SOURCE MATERIAL.
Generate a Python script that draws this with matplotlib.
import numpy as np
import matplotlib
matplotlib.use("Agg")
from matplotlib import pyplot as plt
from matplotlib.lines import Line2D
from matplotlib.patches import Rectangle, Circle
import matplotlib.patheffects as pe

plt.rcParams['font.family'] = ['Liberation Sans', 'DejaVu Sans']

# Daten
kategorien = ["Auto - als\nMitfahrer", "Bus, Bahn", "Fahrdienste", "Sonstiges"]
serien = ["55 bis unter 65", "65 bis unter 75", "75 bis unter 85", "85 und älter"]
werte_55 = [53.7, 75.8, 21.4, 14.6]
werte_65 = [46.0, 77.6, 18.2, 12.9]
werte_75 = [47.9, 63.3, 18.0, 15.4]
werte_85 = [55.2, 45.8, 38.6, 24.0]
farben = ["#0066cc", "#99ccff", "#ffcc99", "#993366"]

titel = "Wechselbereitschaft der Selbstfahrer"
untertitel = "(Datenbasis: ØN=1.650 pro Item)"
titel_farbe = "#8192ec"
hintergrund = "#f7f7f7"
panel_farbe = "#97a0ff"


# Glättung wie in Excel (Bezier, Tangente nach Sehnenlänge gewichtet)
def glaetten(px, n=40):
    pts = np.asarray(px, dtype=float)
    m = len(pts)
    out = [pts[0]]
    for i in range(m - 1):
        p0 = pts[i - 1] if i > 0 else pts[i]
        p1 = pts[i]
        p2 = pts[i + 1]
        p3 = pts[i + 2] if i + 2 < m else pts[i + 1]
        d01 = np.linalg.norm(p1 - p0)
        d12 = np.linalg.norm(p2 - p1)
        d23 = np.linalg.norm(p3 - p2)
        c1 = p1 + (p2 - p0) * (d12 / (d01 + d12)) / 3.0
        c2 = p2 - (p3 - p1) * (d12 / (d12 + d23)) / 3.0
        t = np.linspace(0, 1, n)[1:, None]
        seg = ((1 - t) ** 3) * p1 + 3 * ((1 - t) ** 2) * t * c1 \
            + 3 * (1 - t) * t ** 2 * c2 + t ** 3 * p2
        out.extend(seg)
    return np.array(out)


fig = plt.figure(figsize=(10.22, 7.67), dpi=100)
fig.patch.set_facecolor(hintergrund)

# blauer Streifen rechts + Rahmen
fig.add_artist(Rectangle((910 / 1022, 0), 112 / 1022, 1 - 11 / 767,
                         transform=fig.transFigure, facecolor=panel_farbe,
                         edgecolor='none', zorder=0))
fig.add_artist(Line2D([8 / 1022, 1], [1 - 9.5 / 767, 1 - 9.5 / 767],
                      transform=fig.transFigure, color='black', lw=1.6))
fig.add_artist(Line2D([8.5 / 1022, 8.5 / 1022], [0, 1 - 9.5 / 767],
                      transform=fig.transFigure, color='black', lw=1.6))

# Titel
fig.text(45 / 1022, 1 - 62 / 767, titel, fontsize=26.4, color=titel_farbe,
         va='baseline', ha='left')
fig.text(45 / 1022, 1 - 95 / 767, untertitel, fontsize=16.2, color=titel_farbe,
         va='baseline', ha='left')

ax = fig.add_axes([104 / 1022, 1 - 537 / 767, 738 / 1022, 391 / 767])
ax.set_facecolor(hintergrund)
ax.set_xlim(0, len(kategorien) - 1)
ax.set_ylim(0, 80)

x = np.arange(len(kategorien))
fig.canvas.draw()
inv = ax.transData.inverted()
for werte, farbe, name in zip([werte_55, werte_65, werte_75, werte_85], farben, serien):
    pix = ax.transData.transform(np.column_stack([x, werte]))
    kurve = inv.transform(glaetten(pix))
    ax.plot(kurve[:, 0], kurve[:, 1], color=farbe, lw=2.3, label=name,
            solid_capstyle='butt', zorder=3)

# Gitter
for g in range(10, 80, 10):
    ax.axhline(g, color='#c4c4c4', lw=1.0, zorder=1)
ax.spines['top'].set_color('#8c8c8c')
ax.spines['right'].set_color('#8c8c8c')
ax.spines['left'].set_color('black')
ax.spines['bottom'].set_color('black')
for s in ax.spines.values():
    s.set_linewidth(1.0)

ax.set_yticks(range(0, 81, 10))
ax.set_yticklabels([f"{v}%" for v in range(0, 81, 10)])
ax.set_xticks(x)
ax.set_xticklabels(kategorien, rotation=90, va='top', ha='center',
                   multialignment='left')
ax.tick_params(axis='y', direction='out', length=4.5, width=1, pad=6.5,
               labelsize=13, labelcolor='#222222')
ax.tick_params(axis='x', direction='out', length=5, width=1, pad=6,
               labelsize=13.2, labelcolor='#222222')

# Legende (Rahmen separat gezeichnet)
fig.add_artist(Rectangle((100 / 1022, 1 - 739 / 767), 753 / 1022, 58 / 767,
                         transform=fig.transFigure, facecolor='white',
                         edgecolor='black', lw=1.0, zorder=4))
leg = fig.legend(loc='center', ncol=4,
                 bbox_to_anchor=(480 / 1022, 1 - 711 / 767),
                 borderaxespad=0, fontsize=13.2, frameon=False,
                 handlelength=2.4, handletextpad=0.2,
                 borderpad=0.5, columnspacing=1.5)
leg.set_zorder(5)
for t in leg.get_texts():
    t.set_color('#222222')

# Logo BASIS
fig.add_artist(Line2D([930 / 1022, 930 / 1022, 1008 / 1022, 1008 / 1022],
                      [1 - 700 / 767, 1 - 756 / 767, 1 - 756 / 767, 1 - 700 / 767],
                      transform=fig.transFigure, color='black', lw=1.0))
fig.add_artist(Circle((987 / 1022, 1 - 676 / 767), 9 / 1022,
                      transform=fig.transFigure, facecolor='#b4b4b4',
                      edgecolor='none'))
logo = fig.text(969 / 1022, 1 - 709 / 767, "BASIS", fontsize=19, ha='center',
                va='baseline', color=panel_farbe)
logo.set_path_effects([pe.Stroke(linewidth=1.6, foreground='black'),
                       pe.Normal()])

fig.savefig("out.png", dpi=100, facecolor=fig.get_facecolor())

SHORT EXERCISE. Word for word, quote the lines of the material from the first line through the line with "plt.rcParams['font.family'] = ['Liberation", both ends included.

SOLVED PROBLEM.
Generate a Python script that draws this with matplotlib.
import numpy as np
import matplotlib
matplotlib.use("Agg")
from matplotlib import pyplot as plt
from matplotlib.lines import Line2D
from matplotlib.patches import Rectangle, Circle
import matplotlib.patheffects as pe

plt.rcParams['font.family'] = ['Liberation Sans', 'DejaVu Sans']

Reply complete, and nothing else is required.